** Task directions **
Return the entries below verbatim. Pictures stay out.

** Listed records **
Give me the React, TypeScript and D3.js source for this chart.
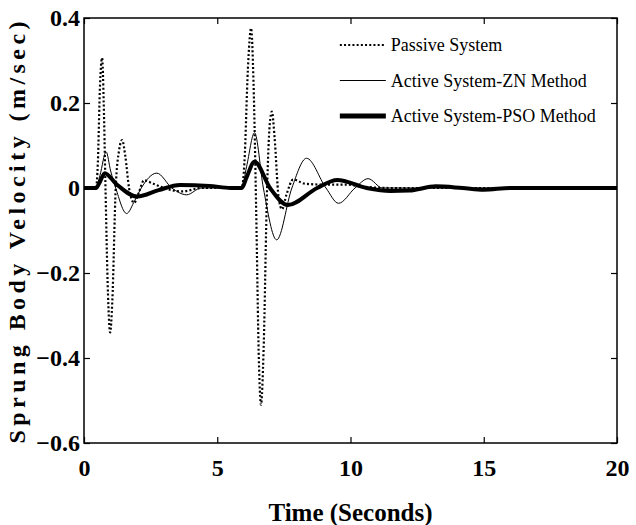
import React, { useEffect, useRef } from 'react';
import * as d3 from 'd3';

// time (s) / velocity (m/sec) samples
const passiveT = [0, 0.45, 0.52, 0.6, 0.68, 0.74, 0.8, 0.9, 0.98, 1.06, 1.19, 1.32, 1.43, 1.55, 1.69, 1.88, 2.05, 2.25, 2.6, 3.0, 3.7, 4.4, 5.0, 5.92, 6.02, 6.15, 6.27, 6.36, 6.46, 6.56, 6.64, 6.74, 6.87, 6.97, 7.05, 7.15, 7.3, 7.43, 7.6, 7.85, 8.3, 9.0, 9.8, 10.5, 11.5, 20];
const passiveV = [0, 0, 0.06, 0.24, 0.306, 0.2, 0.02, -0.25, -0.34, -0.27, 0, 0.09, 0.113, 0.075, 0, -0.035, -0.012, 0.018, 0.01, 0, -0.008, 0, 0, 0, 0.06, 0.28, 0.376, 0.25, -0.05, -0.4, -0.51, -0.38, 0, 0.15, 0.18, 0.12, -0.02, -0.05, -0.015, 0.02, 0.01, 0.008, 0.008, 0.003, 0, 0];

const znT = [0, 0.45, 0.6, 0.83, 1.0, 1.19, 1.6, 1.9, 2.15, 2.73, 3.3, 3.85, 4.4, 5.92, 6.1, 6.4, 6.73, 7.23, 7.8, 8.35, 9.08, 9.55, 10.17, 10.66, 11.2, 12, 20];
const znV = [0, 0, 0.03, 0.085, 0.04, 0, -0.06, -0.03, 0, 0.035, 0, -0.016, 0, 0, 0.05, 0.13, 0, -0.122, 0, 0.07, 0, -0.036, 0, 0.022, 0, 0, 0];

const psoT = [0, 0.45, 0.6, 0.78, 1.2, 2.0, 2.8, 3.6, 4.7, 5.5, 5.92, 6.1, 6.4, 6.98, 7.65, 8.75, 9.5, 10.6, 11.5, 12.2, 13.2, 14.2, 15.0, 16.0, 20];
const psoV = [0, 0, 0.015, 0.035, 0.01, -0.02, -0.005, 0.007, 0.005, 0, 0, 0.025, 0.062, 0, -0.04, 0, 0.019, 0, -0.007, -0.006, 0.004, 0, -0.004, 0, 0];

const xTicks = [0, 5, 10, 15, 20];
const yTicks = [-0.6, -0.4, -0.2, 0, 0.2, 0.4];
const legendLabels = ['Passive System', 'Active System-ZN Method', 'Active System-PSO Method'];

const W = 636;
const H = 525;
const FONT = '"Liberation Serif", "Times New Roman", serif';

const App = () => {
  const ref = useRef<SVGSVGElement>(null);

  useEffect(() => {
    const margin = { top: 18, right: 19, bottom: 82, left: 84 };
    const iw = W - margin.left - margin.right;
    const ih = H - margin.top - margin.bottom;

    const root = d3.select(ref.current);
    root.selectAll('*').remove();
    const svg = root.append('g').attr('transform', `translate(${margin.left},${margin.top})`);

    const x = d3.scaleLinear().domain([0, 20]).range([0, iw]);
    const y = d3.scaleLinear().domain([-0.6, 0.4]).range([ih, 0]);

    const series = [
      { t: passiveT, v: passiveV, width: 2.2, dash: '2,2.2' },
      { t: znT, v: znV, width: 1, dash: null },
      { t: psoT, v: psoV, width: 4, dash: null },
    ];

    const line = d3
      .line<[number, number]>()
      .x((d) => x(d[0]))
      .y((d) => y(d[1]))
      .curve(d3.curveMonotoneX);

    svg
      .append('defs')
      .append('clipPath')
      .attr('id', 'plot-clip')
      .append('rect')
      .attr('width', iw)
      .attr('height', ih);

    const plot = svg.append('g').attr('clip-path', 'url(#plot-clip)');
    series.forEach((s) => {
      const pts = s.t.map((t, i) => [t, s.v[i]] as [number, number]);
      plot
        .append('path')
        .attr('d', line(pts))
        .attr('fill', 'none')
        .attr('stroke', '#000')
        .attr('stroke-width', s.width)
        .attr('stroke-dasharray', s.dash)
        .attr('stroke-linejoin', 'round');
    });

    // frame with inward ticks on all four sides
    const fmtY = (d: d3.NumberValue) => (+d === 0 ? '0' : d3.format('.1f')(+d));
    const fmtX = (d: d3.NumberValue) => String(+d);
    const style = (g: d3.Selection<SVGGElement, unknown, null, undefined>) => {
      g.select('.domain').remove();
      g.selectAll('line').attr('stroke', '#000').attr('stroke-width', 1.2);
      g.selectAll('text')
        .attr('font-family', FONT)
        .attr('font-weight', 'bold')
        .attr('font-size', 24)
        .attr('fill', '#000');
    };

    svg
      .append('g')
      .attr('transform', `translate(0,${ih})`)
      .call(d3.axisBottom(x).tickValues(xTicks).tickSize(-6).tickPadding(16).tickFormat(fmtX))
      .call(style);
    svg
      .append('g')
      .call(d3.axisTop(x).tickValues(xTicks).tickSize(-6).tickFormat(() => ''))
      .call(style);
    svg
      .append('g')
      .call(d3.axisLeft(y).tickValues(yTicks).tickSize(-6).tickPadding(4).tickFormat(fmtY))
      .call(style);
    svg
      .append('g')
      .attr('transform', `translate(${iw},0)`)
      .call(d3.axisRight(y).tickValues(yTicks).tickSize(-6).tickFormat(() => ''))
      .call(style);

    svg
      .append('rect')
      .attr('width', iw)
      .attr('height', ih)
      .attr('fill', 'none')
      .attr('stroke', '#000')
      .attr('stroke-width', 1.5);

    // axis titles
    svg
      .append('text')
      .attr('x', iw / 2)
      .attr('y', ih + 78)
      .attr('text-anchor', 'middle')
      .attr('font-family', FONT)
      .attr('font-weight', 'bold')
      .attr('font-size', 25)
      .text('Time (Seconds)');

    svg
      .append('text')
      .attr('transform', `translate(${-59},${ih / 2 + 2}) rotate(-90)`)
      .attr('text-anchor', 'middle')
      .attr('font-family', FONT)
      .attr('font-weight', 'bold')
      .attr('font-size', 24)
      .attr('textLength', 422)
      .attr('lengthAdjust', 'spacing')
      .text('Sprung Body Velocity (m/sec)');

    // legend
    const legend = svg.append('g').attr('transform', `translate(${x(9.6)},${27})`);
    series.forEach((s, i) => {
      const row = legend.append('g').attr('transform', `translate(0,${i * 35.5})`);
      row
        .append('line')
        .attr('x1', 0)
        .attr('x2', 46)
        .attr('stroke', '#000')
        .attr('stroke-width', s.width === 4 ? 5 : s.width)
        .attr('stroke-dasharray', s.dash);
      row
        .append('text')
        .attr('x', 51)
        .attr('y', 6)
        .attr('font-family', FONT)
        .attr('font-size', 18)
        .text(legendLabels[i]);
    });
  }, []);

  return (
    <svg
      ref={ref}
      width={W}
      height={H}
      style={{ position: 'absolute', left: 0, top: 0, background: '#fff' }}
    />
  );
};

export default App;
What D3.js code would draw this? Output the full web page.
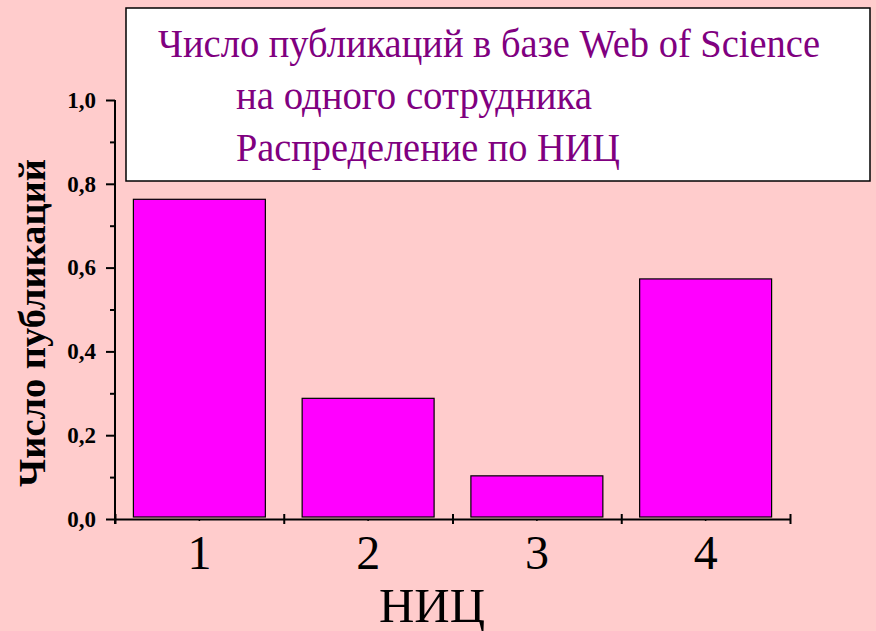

** Task response **
Give me the React, TypeScript and D3.js source for this chart.
import React, { useEffect, useRef } from 'react';
import * as d3 from 'd3';

// time (s) / velocity (m/sec) samples
const passiveT = [0, 0.45, 0.52, 0.6, 0.68, 0.74, 0.8, 0.9, 0.98, 1.06, 1.19, 1.32, 1.43, 1.55, 1.69, 1.88, 2.05, 2.25, 2.6, 3.0, 3.7, 4.4, 5.0, 5.92, 6.02, 6.15, 6.27, 6.36, 6.46, 6.56, 6.64, 6.74, 6.87, 6.97, 7.05, 7.15, 7.3, 7.43, 7.6, 7.85, 8.3, 9.0, 9.8, 10.5, 11.5, 20];
const passiveV = [0, 0, 0.06, 0.24, 0.306, 0.2, 0.02, -0.25, -0.34, -0.27, 0, 0.09, 0.113, 0.075, 0, -0.035, -0.012, 0.018, 0.01, 0, -0.008, 0, 0, 0, 0.06, 0.28, 0.376, 0.25, -0.05, -0.4, -0.51, -0.38, 0, 0.15, 0.18, 0.12, -0.02, -0.05, -0.015, 0.02, 0.01, 0.008, 0.008, 0.003, 0, 0];

const znT = [0, 0.45, 0.6, 0.83, 1.0, 1.19, 1.6, 1.9, 2.15, 2.73, 3.3, 3.85, 4.4, 5.92, 6.1, 6.4, 6.73, 7.23, 7.8, 8.35, 9.08, 9.55, 10.17, 10.66, 11.2, 12, 20];
const znV = [0, 0, 0.03, 0.085, 0.04, 0, -0.06, -0.03, 0, 0.035, 0, -0.016, 0, 0, 0.05, 0.13, 0, -0.122, 0, 0.07, 0, -0.036, 0, 0.022, 0, 0, 0];

const psoT = [0, 0.45, 0.6, 0.78, 1.2, 2.0, 2.8, 3.6, 4.7, 5.5, 5.92, 6.1, 6.4, 6.98, 7.65, 8.75, 9.5, 10.6, 11.5, 12.2, 13.2, 14.2, 15.0, 16.0, 20];
const psoV = [0, 0, 0.015, 0.035, 0.01, -0.02, -0.005, 0.007, 0.005, 0, 0, 0.025, 0.062, 0, -0.04, 0, 0.019, 0, -0.007, -0.006, 0.004, 0, -0.004, 0, 0];

const xTicks = [0, 5, 10, 15, 20];
const yTicks = [-0.6, -0.4, -0.2, 0, 0.2, 0.4];
const legendLabels = ['Passive System', 'Active System-ZN Method', 'Active System-PSO Method'];

const W = 636;
const H = 525;
const FONT = '"Liberation Serif", "Times New Roman", serif';

const App = () => {
  const ref = useRef<SVGSVGElement>(null);

  useEffect(() => {
    const margin = { top: 18, right: 19, bottom: 82, left: 84 };
    const iw = W - margin.left - margin.right;
    const ih = H - margin.top - margin.bottom;

    const root = d3.select(ref.current);
    root.selectAll('*').remove();
    const svg = root.append('g').attr('transform', `translate(${margin.left},${margin.top})`);

    const x = d3.scaleLinear().domain([0, 20]).range([0, iw]);
    const y = d3.scaleLinear().domain([-0.6, 0.4]).range([ih, 0]);

    const series = [
      { t: passiveT, v: passiveV, width: 2.2, dash: '2,2.2' },
      { t: znT, v: znV, width: 1, dash: null },
      { t: psoT, v: psoV, width: 4, dash: null },
    ];

    const line = d3
      .line<[number, number]>()
      .x((d) => x(d[0]))
      .y((d) => y(d[1]))
      .curve(d3.curveMonotoneX);

    svg
      .append('defs')
      .append('clipPath')
      .attr('id', 'plot-clip')
      .append('rect')
      .attr('width', iw)
      .attr('height', ih);

    const plot = svg.append('g').attr('clip-path', 'url(#plot-clip)');
    series.forEach((s) => {
      const pts = s.t.map((t, i) => [t, s.v[i]] as [number, number]);
      plot
        .append('path')
        .attr('d', line(pts))
        .attr('fill', 'none')
        .attr('stroke', '#000')
        .attr('stroke-width', s.width)
        .attr('stroke-dasharray', s.dash)
        .attr('stroke-linejoin', 'round');
    });

    // frame with inward ticks on all four sides
    const fmtY = (d: d3.NumberValue) => (+d === 0 ? '0' : d3.format('.1f')(+d));
    const fmtX = (d: d3.NumberValue) => String(+d);
    const style = (g: d3.Selection<SVGGElement, unknown, null, undefined>) => {
      g.select('.domain').remove();
      g.selectAll('line').attr('stroke', '#000').attr('stroke-width', 1.2);
      g.selectAll('text')
        .attr('font-family', FONT)
        .attr('font-weight', 'bold')
        .attr('font-size', 24)
        .attr('fill', '#000');
    };

    svg
      .append('g')
      .attr('transform', `translate(0,${ih})`)
      .call(d3.axisBottom(x).tickValues(xTicks).tickSize(-6).tickPadding(16).tickFormat(fmtX))
      .call(style);
    svg
      .append('g')
      .call(d3.axisTop(x).tickValues(xTicks).tickSize(-6).tickFormat(() => ''))
      .call(style);
    svg
      .append('g')
      .call(d3.axisLeft(y).tickValues(yTicks).tickSize(-6).tickPadding(4).tickFormat(fmtY))
      .call(style);
    svg
      .append('g')
      .attr('transform', `translate(${iw},0)`)
      .call(d3.axisRight(y).tickValues(yTicks).tickSize(-6).tickFormat(() => ''))
      .call(style);

    svg
      .append('rect')
      .attr('width', iw)
      .attr('height', ih)
      .attr('fill', 'none')
      .attr('stroke', '#000')
      .attr('stroke-width', 1.5);

    // axis titles
    svg
      .append('text')
      .attr('x', iw / 2)
      .attr('y', ih + 78)
      .attr('text-anchor', 'middle')
      .attr('font-family', FONT)
      .attr('font-weight', 'bold')
      .attr('font-size', 25)
      .text('Time (Seconds)');

    svg
      .append('text')
      .attr('transform', `translate(${-59},${ih / 2 + 2}) rotate(-90)`)
      .attr('text-anchor', 'middle')
      .attr('font-family', FONT)
      .attr('font-weight', 'bold')
      .attr('font-size', 24)
      .attr('textLength', 422)
      .attr('lengthAdjust', 'spacing')
      .text('Sprung Body Velocity (m/sec)');

    // legend
    const legend = svg.append('g').attr('transform', `translate(${x(9.6)},${27})`);
    series.forEach((s, i) => {
      const row = legend.append('g').attr('transform', `translate(0,${i * 35.5})`);
      row
        .append('line')
        .attr('x1', 0)
        .attr('x2', 46)
        .attr('stroke', '#000')
        .attr('stroke-width', s.width === 4 ? 5 : s.width)
        .attr('stroke-dasharray', s.dash);
      row
        .append('text')
        .attr('x', 51)
        .attr('y', 6)
        .attr('font-family', FONT)
        .attr('font-size', 18)
        .text(legendLabels[i]);
    });
  }, []);

  return (
    <svg
      ref={ref}
      width={W}
      height={H}
      style={{ position: 'absolute', left: 0, top: 0, background: '#fff' }}
    />
  );
};

export default App;
What D3.js code would draw this? Output the full web page.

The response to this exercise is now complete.